## Given records:
• • • •
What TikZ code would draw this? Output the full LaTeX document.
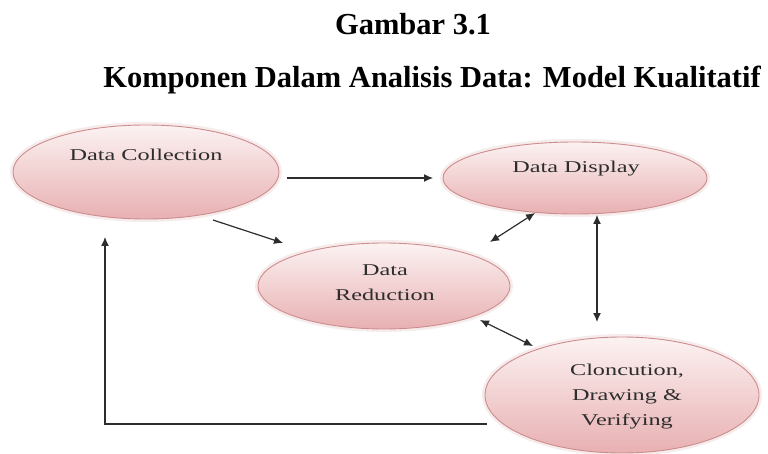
\documentclass[tikz,border=0pt]{standalone}
\usepackage{fontspec}
\setmainfont{Liberation Serif}
\usetikzlibrary{shapes.geometric,arrows.meta,calc}
\definecolor{ellfill1}{RGB}{252,242,242}
\definecolor{ellfill2}{RGB}{232,176,178}
\definecolor{elldraw}{RGB}{205,140,142}
\definecolor{ellglow}{RGB}{246,236,236}
\definecolor{txtgray}{RGB}{45,45,45}
\definecolor{arrgray}{RGB}{45,45,45}
\tikzset{
  ell/.style={ellipse, draw=elldraw, line width=0.9pt, top color=ellfill1, bottom color=ellfill2,
    preaction={draw=ellglow, line width=6pt}},
  lbl/.style={anchor=base, inner sep=0pt, text=txtgray, font=\fontsize{16.5}{19}\selectfont},
  ttl/.style={anchor=base, inner sep=0pt, font=\bfseries\fontsize{30.5}{36}\selectfont},
  arr/.style={draw=arrgray, line width=1.2pt, -{Latex[length=9pt,width=8pt]}},
  darr/.style={draw=arrgray, line width=1.2pt, {Latex[length=9pt,width=8pt]}-{Latex[length=9pt,width=8pt]}}
}
\newcommand{\sx}[1]{\scalebox{1.47}[1]{#1}}
\begin{document}
\begin{tikzpicture}[x=1pt,y=-1pt]
\useasboundingbox (0,0) rectangle (768,454);
% titles
\node[ttl] (t1) at (413,35) {Gambar 3.1};
\node[ttl] (t2) at (432,88) {Komponen Dalam Analisis Data: Model Kualitatif};
% ellipses
\node[ell, minimum width=266pt, minimum height=94pt] (dc) at (146,172) {};
\node[ell, minimum width=264pt, minimum height=72pt] (dd) at (575,178) {};
\node[ell, minimum width=252pt, minimum height=86pt] (dr) at (384,286) {};
\node[ell, minimum width=274pt, minimum height=116pt] (cv) at (622,395) {};
% labels
\node[lbl] (dcl) at (146,161) {\sx{Data Collection}};
\node[lbl] (ddl) at (576,173) {\sx{Data Display}};
\node[lbl] (drl1) at (385,276) {\sx{Data}};
\node[lbl] (drl2) at (385,300) {\sx{Reduction}};
\node[lbl] (cvl1) at (627,375) {\sx{Cloncution,}};
\node[lbl] (cvl2) at (627,400) {\sx{Drawing \&}};
\node[lbl] (cvl3) at (627,425) {\sx{Verifying}};
% connectors
\draw[arr] ($(dc)+(141,6)$) -- ($(dd)+(-142,0)$);
\draw[arr] ($(dc)+(67,48)$) -- ($(dr)+(-101,-43)$);
\draw[darr] ($(dr)+(106,-44)$) -- ($(dd)+(-40,35)$);
\draw[darr] ($(dd)+(22,37)$) -- ($(cv)+(-25,-73)$);
\draw[darr] ($(dr)+(96,34)$) -- ($(cv)+(-89,-49)$);
\draw[arr] ($(cv)+(-135,29)$) -| ($(dc)+(-41,65)$);
\end{tikzpicture}
\end{document}
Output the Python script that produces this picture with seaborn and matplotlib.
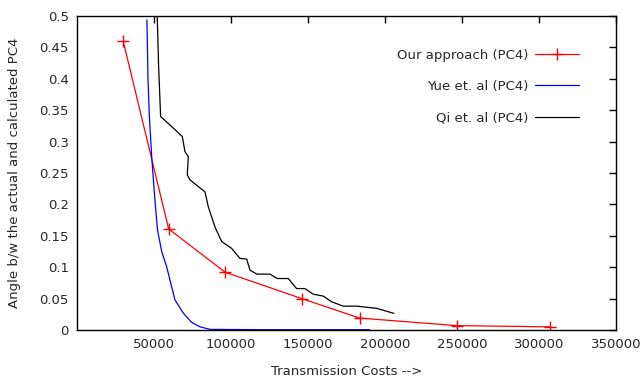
import numpy as np, pandas as pd
import matplotlib
matplotlib.use("Agg")
import matplotlib.pyplot as plt
import seaborn as sns

# Our approach (PC4)
ours_x = [30000, 59500, 96200, 146000, 183500, 246500, 307000]
ours_y = [0.460, 0.161, 0.092, 0.050, 0.019, 0.007, 0.005]

# Yue et. al (PC4)
yue_x = [45400, 46100, 47000, 48500, 50500, 52300, 55000, 58200, 63600, 69000, 74500, 80000, 86400, 120000, 190000]
yue_y = [0.494, 0.400, 0.340, 0.276, 0.210, 0.159, 0.125, 0.101, 0.048, 0.027, 0.012, 0.005, 0.001, 0.0005, 0.0005]

# Qi et. al (PC4)
qi_x = [52100, 53000, 54300, 61000, 68400, 70100, 72300, 71600, 73400, 83100, 85300, 89600, 93900,
        100400, 105800, 110200, 112300, 116700, 125300, 130100, 137200, 142600, 148000, 153400,
        159900, 165300, 172900, 181600, 194600, 205800]
qi_y = [0.500, 0.420, 0.340, 0.325, 0.308, 0.284, 0.276, 0.247, 0.239, 0.220, 0.196, 0.164, 0.141,
        0.130, 0.114, 0.113, 0.0955, 0.089, 0.089, 0.082, 0.082, 0.066, 0.066, 0.057,
        0.054, 0.045, 0.038, 0.038, 0.0345, 0.0265]

xticks = [50000, 100000, 150000, 200000, 250000, 300000, 350000]
yticks = [0, 0.05, 0.1, 0.15, 0.2, 0.25, 0.3, 0.35, 0.4, 0.45, 0.5]
ytick_labels = ["0", "0.05", "0.1", "0.15", "0.2", "0.25", "0.3", "0.35", "0.4", "0.45", "0.5"]

sns.set_style("white")
plt.rcParams["font.family"] = ["DejaVu Sans"]
plt.rcParams["font.size"] = 9.5

fig = plt.figure(figsize=(6.4, 3.84), dpi=100)
ax = fig.add_axes([0.1203, 0.1406, 0.8422, 0.8177])

sns.lineplot(x=ours_x, y=ours_y, ax=ax, sort=False, color="#ff0000", lw=0.9,
             marker="+", markersize=9, markeredgewidth=1.0, markeredgecolor="#ff0000",
             label="Our approach (PC4)")
sns.lineplot(x=yue_x, y=yue_y, ax=ax, sort=False, color="#0000ff", lw=0.9,
             label="Yue et. al (PC4)")
sns.lineplot(x=qi_x, y=qi_y, ax=ax, sort=False, color="#000000", lw=0.9,
             label="Qi et. al (PC4)")

ax.set_xlim(0, 350000)
ax.set_ylim(0, 0.5)
ax.set_xticks(xticks)
ax.set_xticklabels([str(t) for t in xticks])
ax.set_yticks(yticks)
ax.set_yticklabels(ytick_labels)
ax.tick_params(direction="in", length=5, width=1, top=True, right=True, color="black",
               labelsize=9.5, pad=6)
for s in ax.spines.values():
    s.set_color("black")
    s.set_linewidth(1.0)

ax.set_xlabel("Transmission Costs -->", fontsize=9.5, labelpad=10)
ax.set_ylabel("Angle b/w the actual and calculated PC4", fontsize=9.5, labelpad=13)

ax.legend(loc="upper right", bbox_to_anchor=(0.953, 0.934), frameon=False, markerfirst=False,
          handlelength=3.3, handletextpad=0.5, labelspacing=1.4, fontsize=9.5)

fig.savefig("out.png", dpi=100)
plt.close(fig)
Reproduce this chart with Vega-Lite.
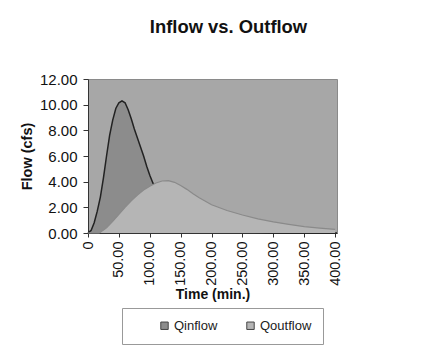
{
  "$schema": "https://vega.github.io/schema/vega-lite/v6.json",
  "autosize": {"type": "none"},
  "padding": {"left": 88, "top": 79, "right": 108, "bottom": 119},
  "width": 249,
  "height": 154,
  "background": "white",
  "title": {"text": "Inflow vs. Outflow", "fontSize": 18.4, "font": "Liberation Sans", "fontWeight": "bold", "color": "#111", "anchor": "middle", "frame": "group", "dx": 16, "offset": 36},
  "config": {
    "font": "Liberation Sans",
    "view": {"fill": "#a7a7a7", "stroke": "#8a8a8a", "strokeWidth": 1},
    "axis": {"labelFont": "Liberation Sans", "titleFont": "Liberation Sans", "labelColor": "#111", "titleColor": "#111", "domainColor": "#333", "tickColor": "#333", "grid": false}
  },
  "data": {"values": [
    {"time": 0, "series": "Qinflow", "flow": 0},
    {"time": 5, "series": "Qinflow", "flow": 0.2},
    {"time": 10, "series": "Qinflow", "flow": 0.8},
    {"time": 15, "series": "Qinflow", "flow": 1.7},
    {"time": 20, "series": "Qinflow", "flow": 2.8},
    {"time": 25, "series": "Qinflow", "flow": 4.3},
    {"time": 30, "series": "Qinflow", "flow": 6.0},
    {"time": 35, "series": "Qinflow", "flow": 7.6},
    {"time": 40, "series": "Qinflow", "flow": 8.8},
    {"time": 45, "series": "Qinflow", "flow": 9.7},
    {"time": 50, "series": "Qinflow", "flow": 10.15},
    {"time": 55, "series": "Qinflow", "flow": 10.3},
    {"time": 60, "series": "Qinflow", "flow": 10.15},
    {"time": 65, "series": "Qinflow", "flow": 9.6},
    {"time": 70, "series": "Qinflow", "flow": 8.9},
    {"time": 75, "series": "Qinflow", "flow": 8.1},
    {"time": 80, "series": "Qinflow", "flow": 7.4},
    {"time": 85, "series": "Qinflow", "flow": 6.7},
    {"time": 90, "series": "Qinflow", "flow": 6.0},
    {"time": 95, "series": "Qinflow", "flow": 5.2},
    {"time": 100, "series": "Qinflow", "flow": 4.5},
    {"time": 105, "series": "Qinflow", "flow": 3.9},
    {"time": 110, "series": "Qinflow", "flow": 3.4},
    {"time": 115, "series": "Qinflow", "flow": 3.0},
    {"time": 120, "series": "Qinflow", "flow": 2.6},
    {"time": 130, "series": "Qinflow", "flow": 2.0},
    {"time": 140, "series": "Qinflow", "flow": 1.6},
    {"time": 150, "series": "Qinflow", "flow": 1.2},
    {"time": 175, "series": "Qinflow", "flow": 0.7},
    {"time": 200, "series": "Qinflow", "flow": 0.4},
    {"time": 250, "series": "Qinflow", "flow": 0.1},
    {"time": 300, "series": "Qinflow", "flow": 0},
    {"time": 403, "series": "Qinflow", "flow": 0},
    {"time": 0, "series": "Qoutflow", "flow": 0},
    {"time": 18, "series": "Qoutflow", "flow": 0},
    {"time": 20, "series": "Qoutflow", "flow": 0.05},
    {"time": 30, "series": "Qoutflow", "flow": 0.4},
    {"time": 40, "series": "Qoutflow", "flow": 0.9},
    {"time": 50, "series": "Qoutflow", "flow": 1.45},
    {"time": 60, "series": "Qoutflow", "flow": 2.0},
    {"time": 70, "series": "Qoutflow", "flow": 2.5},
    {"time": 80, "series": "Qoutflow", "flow": 2.95},
    {"time": 90, "series": "Qoutflow", "flow": 3.35},
    {"time": 100, "series": "Qoutflow", "flow": 3.65},
    {"time": 110, "series": "Qoutflow", "flow": 3.9},
    {"time": 120, "series": "Qoutflow", "flow": 4.05},
    {"time": 130, "series": "Qoutflow", "flow": 4.08},
    {"time": 140, "series": "Qoutflow", "flow": 3.95},
    {"time": 150, "series": "Qoutflow", "flow": 3.7},
    {"time": 160, "series": "Qoutflow", "flow": 3.4},
    {"time": 170, "series": "Qoutflow", "flow": 3.05},
    {"time": 180, "series": "Qoutflow", "flow": 2.75},
    {"time": 200, "series": "Qoutflow", "flow": 2.2},
    {"time": 225, "series": "Qoutflow", "flow": 1.75},
    {"time": 250, "series": "Qoutflow", "flow": 1.4},
    {"time": 275, "series": "Qoutflow", "flow": 1.1},
    {"time": 300, "series": "Qoutflow", "flow": 0.86},
    {"time": 325, "series": "Qoutflow", "flow": 0.67},
    {"time": 350, "series": "Qoutflow", "flow": 0.5},
    {"time": 375, "series": "Qoutflow", "flow": 0.38},
    {"time": 400, "series": "Qoutflow", "flow": 0.28}
  ]},
  "encoding": {
    "x": {"field": "time", "type": "quantitative", "scale": {"domain": [0, 403], "nice": false},
      "axis": {"title": "Time (min.)", "titleFontSize": 14, "titleFontWeight": "bold", "titlePadding": 2,
        "values": [0, 50, 100, 150, 200, 250, 300, 350, 400], "labelAngle": -90, "labelFontSize": 14.5,
        "labelExpr": "datum.value == 0 ? '0' : format(datum.value, '.2f')", "tickSize": 4, "labelPadding": 4, "labelFlush": false, "labelOverlap": false}},
    "y": {"field": "flow", "type": "quantitative", "scale": {"domain": [0, 12], "nice": false},
      "axis": {"title": "Flow (cfs)", "titleFontSize": 14.5, "titleFontWeight": "bold", "titlePadding": 5,
        "values": [0, 2, 4, 6, 8, 10, 12], "format": ".2f", "labelFontSize": 15, "tickSize": 5, "labelPadding": 6}}
  },
  "layer": [
    {"transform": [{"filter": "datum.series == 'Qinflow'"}],
     "mark": {"type": "area", "opacity": 1},
     "encoding": {"color": {"field": "series", "type": "nominal", "scale": {"domain": ["Qinflow", "Qoutflow"], "range": ["#8c8c8c", "#b5b5b5"]},
      "legend": {"title": null, "orient": "none", "legendX": 34, "legendY": 229, "direction": "horizontal",
        "padding": 11, "strokeColor": "#999", "fillColor": "white", "symbolType": "square", "symbolSize": 55,
        "symbolStrokeColor": "#444", "symbolStrokeWidth": 1, "symbolOpacity": 1, "symbolOffset": 25, "labelOffset": 3,
        "labelFontSize": 13, "labelFont": "Liberation Sans", "labelColor": "#222", "columnPadding": 1,
        "labelExpr": "datum.label == 'Qoutflow' ? datum.label + '    ' : datum.label"}}}},
    {"transform": [{"filter": "datum.series == 'Qinflow'"}],
     "mark": {"type": "line", "color": "#222", "strokeWidth": 1.5}},
    {"transform": [{"filter": "datum.series == 'Qoutflow'"}],
     "mark": {"type": "area", "opacity": 1},
     "encoding": {"color": {"field": "series", "type": "nominal"}}},
    {"transform": [{"filter": "datum.series == 'Qoutflow'"}],
     "mark": {"type": "line", "color": "#8a8a8a", "strokeWidth": 1.2}}
  ]
}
• • • •
Copy every line of the listing that contains the word "with".

## Solution below:
Output the Python script that produces this picture with seaborn and matplotlib.
Reproduce this chart with Vega-Lite.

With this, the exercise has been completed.